The House has reached consensus on the language of a tobacco buyout, introducing a bill that would end the quota system, compensate tobacco growers, provide financial assistance for farmers during the transition and establish a safety net for farmers who continue to grow tobacco.
But the clock is ticking, winding down on this session of Congress. Supporters of a buyout believe it must happen this year if it is to happen.
The $15.7 billion legislation is a compromise forged from several different measures introduced in the House. The Senate had previously introduced a $13 billion bill that would compensate growers.
The North Carolina Farm Bureau supports the buyout legislation. “Congress is in a position to protect the farming industry in a time of devastating job losses and corporate failures without adding to the federal deficit,” says Larry Wooten, president of the North Carolina Farm Bureau.
U.S. Reps. Bob Etheridge D-N.C., Ernie Fletcher R-K, Mike McInytre D-N.C. and Virgil Goode R-Va., introduced the House legislation.
“Farm families in North Carolina have been waiting far too long for a buyout, and they can't wait much longer,” Etheridge says. “Bringing together the tobacco family in the U.S. House of Representatives on a single buyout bill shows the skeptics that we mean business. Every tobacco-state member can support this bill because we have worked with farmer leadership and health groups.”
In announcing the bill, Etheridge urged the “Republican leadership in the House and in the Administration to put this bill on the fast track.”
Buyout payments in the House bill would be based on average tobacco quota from 1997-2002. Quota owners would get $8 per pound for quota owned after July 1, 2002. Farmers would receive $4 a pound on their 2000-2002 average production.
The bill would keep tobacco types in traditional-growing areas and establish a Tobacco Advisory Board for each type of tobacco. The board would set annual limits on pounds, determine where those pounds could be produced and track production. The legislation would establish county, state and regional pools to reassign pounds to new growers or those who chose to grow more tobacco.
The bill incorporates a private price insurance system to insure a safety net for producers. If the domestic price falls below a pre-determined price, producers would get a payment for the difference. The system is financed through a fee to producers and manufacturers at the point of the sale. Some $427.5 million would be offered in incentives for private insurance companies to guarantee the domestic tobacco price.

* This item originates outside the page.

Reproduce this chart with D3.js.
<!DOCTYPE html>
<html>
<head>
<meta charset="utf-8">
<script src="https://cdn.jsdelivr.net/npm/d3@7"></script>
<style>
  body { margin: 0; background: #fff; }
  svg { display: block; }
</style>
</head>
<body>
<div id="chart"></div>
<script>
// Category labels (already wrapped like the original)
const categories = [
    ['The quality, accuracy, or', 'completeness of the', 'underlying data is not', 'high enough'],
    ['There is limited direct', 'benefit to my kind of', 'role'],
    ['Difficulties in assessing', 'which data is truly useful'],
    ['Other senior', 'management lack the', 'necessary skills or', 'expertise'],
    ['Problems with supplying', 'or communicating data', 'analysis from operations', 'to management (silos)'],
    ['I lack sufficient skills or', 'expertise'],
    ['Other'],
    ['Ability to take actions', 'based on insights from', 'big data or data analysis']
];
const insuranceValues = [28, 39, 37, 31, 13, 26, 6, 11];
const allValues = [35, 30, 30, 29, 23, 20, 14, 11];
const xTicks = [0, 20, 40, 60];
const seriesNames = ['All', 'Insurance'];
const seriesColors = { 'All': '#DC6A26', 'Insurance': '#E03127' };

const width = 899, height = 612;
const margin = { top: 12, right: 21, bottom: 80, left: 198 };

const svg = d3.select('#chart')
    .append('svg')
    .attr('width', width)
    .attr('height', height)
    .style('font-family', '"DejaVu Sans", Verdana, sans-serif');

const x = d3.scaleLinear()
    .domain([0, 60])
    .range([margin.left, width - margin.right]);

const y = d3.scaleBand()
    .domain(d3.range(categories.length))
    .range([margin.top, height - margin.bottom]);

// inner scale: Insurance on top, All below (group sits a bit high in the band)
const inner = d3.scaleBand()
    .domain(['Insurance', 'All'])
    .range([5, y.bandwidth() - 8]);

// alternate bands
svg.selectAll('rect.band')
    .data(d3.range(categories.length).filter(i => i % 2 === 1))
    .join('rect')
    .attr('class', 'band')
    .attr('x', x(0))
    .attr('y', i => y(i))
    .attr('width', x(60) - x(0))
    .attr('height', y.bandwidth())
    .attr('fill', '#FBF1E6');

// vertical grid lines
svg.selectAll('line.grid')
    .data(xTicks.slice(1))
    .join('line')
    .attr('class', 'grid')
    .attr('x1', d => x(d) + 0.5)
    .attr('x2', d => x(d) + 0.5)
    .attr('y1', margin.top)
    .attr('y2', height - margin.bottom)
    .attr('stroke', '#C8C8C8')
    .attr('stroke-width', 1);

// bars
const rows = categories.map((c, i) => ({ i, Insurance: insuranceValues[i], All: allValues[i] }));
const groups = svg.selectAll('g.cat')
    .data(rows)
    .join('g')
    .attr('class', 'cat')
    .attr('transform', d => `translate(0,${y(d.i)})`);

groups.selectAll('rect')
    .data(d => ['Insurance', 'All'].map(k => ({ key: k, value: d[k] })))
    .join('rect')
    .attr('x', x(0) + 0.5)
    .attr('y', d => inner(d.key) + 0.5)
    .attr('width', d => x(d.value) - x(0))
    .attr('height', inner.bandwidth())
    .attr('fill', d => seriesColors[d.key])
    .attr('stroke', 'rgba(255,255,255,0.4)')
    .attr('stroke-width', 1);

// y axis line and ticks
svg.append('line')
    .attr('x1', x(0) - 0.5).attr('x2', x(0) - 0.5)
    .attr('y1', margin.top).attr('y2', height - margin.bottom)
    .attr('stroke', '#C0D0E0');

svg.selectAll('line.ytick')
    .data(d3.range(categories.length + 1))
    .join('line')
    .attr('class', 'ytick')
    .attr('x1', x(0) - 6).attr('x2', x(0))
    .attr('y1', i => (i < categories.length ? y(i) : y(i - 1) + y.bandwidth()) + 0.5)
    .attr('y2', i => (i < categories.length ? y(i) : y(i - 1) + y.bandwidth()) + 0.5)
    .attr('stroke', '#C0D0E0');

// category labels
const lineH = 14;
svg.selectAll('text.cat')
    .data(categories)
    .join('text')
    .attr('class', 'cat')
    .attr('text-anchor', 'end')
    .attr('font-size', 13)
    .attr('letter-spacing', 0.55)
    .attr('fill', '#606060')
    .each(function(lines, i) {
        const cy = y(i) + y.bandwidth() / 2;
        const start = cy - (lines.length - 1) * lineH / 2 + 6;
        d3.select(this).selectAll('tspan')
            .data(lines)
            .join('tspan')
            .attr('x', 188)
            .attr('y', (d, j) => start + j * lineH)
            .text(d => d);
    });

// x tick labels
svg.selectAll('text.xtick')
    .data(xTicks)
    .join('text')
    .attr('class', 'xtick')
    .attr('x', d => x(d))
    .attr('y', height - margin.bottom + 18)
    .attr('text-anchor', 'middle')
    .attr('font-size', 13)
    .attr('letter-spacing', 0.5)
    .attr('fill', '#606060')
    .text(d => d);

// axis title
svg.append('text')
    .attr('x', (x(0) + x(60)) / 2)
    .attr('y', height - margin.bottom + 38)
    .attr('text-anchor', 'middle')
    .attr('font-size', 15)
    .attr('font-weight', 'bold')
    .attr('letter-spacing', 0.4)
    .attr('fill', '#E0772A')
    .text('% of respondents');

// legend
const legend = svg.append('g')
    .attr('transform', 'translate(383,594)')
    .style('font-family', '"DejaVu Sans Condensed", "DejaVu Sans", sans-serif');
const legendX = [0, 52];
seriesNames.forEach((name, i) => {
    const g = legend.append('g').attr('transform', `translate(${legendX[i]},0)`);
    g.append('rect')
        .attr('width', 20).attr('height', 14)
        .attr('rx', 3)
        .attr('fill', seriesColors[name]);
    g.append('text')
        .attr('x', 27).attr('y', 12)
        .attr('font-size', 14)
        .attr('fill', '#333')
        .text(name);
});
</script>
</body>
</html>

The buyout legislation is funded through an assessment on tobacco manufacturers based on market share. Philip Morris, the nation's largest cigarette manufacturer, is the only tobacco company that supports the assessment and the trade-off of FDA regulation to get it done. R.J. Reynolds Tobacco Co. and other manufacturers believe the changes would lock in Philip Morris' dominance.
North Carolina is the largest tobacco-producing state, with more than 12,000 growers.
As part of the broader picture of getting a tobacco-buyout bill through Congress, farmers and the representatives dropped opposition to Food and Drug Administration regulation of cigarettes.
At press time, the Senate Health Committee was negotiating legislation that would bring tobacco companies under FDA regulation for the first time. The legislation would apply to the sale and marketing of cigarettes and would mandate an update of health warnings and a complete listing of ingredients. Philip Morris, which supports FDA regulation, says it would not apply to the farm.
The FDA regulation provision was dropped in the House compromise, but legislators were trying to link it to a buyout in separate legislation.
In reaching the compromise, House tobacco-state representatives changed a plan to pay farmers an additional $2 per pound to stop growing tobacco. Etheridge had backed a $19 billion buyout bill introduced by Ernie Fletcher R-Ky., that some industry observers had labeled as too expensive. According to published reports, the Republican leadership told the legislators that without the changes, the bill would be dead in the water.
The day before they introduced the bill, the tobacco-state legislators gave the buyout a 50-50 chance of passing a tobacco-buyout bill. FDA regulation is key to the fate of a tobacco buyout, they said.